I’ve tried enough task managers to know that the search for the perfect one is its own kind of procrastination. You spend time moving tasks between apps instead of actually doing them, and at some point you have to just pick something and stop.
Here’s how I got there.
Apple Reminders was fine for a while, in the way that anything simple and already-on-your-phone tends to feel fine. But fine doesn’t mean enough, and as soon as work started mixing in with personal stuff, it started feeling cramped. There was no real structure, no priorities that meant anything, no easy way to see what actually mattered on a given day. It still lives on my phone for grocery lists and the occasional “don’t forget to call” reminder, but that’s the ceiling and it’s a low one.
Notion looked like it had no ceiling at all, and that turned out to be the problem. I spent more time designing my task system than actually using it. Every week brought a new template, a new database view, a new set of properties that felt like the right abstraction until it didn’t. The flexibility was real, but it kept pulling me toward tweaking instead of working. Once a task manager turns into a hobby project, it stops functioning as a task manager.
Linear was genuinely impressive: clean, fast, well-designed. I liked using it. But it’s built for engineering teams running sprints and managing backlogs at scale, and I was paying for all of that whether I needed it or not. When I realized I was barely using a fraction of what the subscription cost, it stopped making sense to keep going. I didn’t go back.

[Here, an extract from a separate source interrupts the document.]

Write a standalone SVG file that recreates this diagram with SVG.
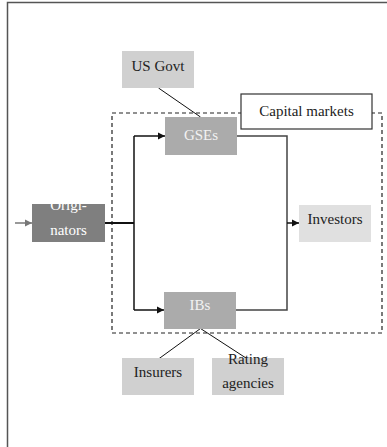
<svg xmlns="http://www.w3.org/2000/svg" width="387" height="447" viewBox="0 0 387 447">
<style>
text{font-size:15px;text-anchor:middle}
.dk{fill:#222}
.lt{fill:#f2f2f2}
.c{fill:none;stroke:#111;stroke-width:1.5}
.g{fill:none;stroke:#444;stroke-width:1.5}
.t{fill:none;stroke:#111;stroke-width:1}
</style>
<defs>
<marker id="ah" viewBox="0 0 10 10" refX="10" refY="5" markerWidth="5" markerHeight="5" orient="auto" markerUnits="strokeWidth"><path d="M0,0 L10,5 L0,10 z" fill="#111"/></marker>
<marker id="ahg" viewBox="0 0 10 10" refX="10" refY="5" markerWidth="5" markerHeight="5" orient="auto" markerUnits="strokeWidth"><path d="M0,0 L10,5 L0,10 z" fill="#777"/></marker>
</defs>
<rect width="387" height="447" fill="#fff"/>
<path d="M7.5,447 V2.5 H387" fill="none" stroke="#555" stroke-width="1.5"/>
<rect id="capital-region" x="112" y="113" width="270" height="220" fill="none" stroke="#222" stroke-width="1.2" stroke-dasharray="4,3"/>
<g id="connectors">
<line x1="15" y1="223" x2="32" y2="223" stroke="#777" stroke-width="1.5" marker-end="url(#ahg)"/>
<line x1="105" y1="223" x2="134" y2="223" stroke="#111" stroke-width="2"/>
<path class="c" d="M134,136 V310"/>
<line class="c" x1="134" y1="136" x2="165" y2="136" marker-end="url(#ah)"/>
<line class="c" x1="134" y1="310" x2="164" y2="310" marker-end="url(#ah)"/>
<path class="g" d="M237,136 H287 V310 H236"/>
<line class="c" x1="287" y1="223" x2="299" y2="223" marker-end="url(#ah)"/>
<line class="t" x1="158.5" y1="88" x2="200.5" y2="117"/>
<line class="t" x1="200.5" y1="328.5" x2="158.5" y2="359"/>
<line class="t" x1="200.5" y1="328.5" x2="247.5" y2="359"/>
</g>
<g font-family="Liberation Serif, DejaVu Serif, serif">
<g id="us-govt"><rect x="122" y="51" width="72" height="37" fill="#d0d0d0"/><text class="dk" x="158" y="71">US Govt</text></g>
<g id="capital-markets"><rect x="241" y="94" width="131" height="35" fill="#fff" stroke="#333" stroke-width="1.2"/><text class="dk" x="306.5" y="116">Capital markets</text></g>
<g id="gses"><rect x="165" y="117" width="72" height="38" fill="#ababab"/><text class="lt" x="201" y="140">GSEs</text></g>
<g id="originators"><rect x="32" y="204" width="73" height="38" fill="#7f7f7f"/><text fill="#fff" x="68.5" y="210">Origi-</text><text fill="#fff" x="68.5" y="235">nators</text></g>
<g id="investors"><rect x="299" y="205" width="72" height="37" fill="#e0e0e0"/><text class="dk" x="335" y="224">Investors</text></g>
<g id="ibs"><rect x="164" y="292" width="72" height="37" fill="#ababab"/><text class="lt" x="200" y="310">IBs</text></g>
<g id="insurers"><rect x="122" y="358" width="72" height="37" fill="#d0d0d0"/><text class="dk" x="158" y="377">Insurers</text></g>
<g id="rating-agencies"><rect x="212" y="358" width="72" height="37" fill="#d0d0d0"/><text class="dk" x="248" y="364">Rating</text><text class="dk" x="248" y="388">agencies</text></g>
</g>
</svg>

Things was the one that hurt a bit to walk away from. Beautiful app, thoughtful design, clearly built by people who care deeply about how productivity software feels. But the price stung, and once I had it I kept worrying I wasn’t using it right, which is a strange thing to feel about a to-do list. The app quietly became something I felt guilty about not using to its full potential, and that’s the opposite of what a task manager should do.
Then there’s Todoist.
It doesn’t do anything I haven’t seen before, and the design feels fine in a quiet, unobtrusive way. Not beautiful, not ugly, just there. The features feel like exactly enough, and that’s what finally made it click for me. I’m not fighting the tool or designing around it. I set up a few projects, a few labels, and I just… use it. Personal tasks live alongside work tasks, and the split feels natural rather than forced, like two halves of the same ongoing list.
There are three of us on the team, so it’s not a big operation and the workflow isn’t complex. Todoist handles shared projects without requiring everyone to learn a new system or buy into a whole ecosystem, and it’s the kind of tool that doesn’t demand your full attention just to function.
I’m not saying it’s the best option in the abstract. I’m saying it feels like the right balance for what I actually do, and after bouncing between apps long enough, “right balance” starts to feel like exactly what you were looking for all along.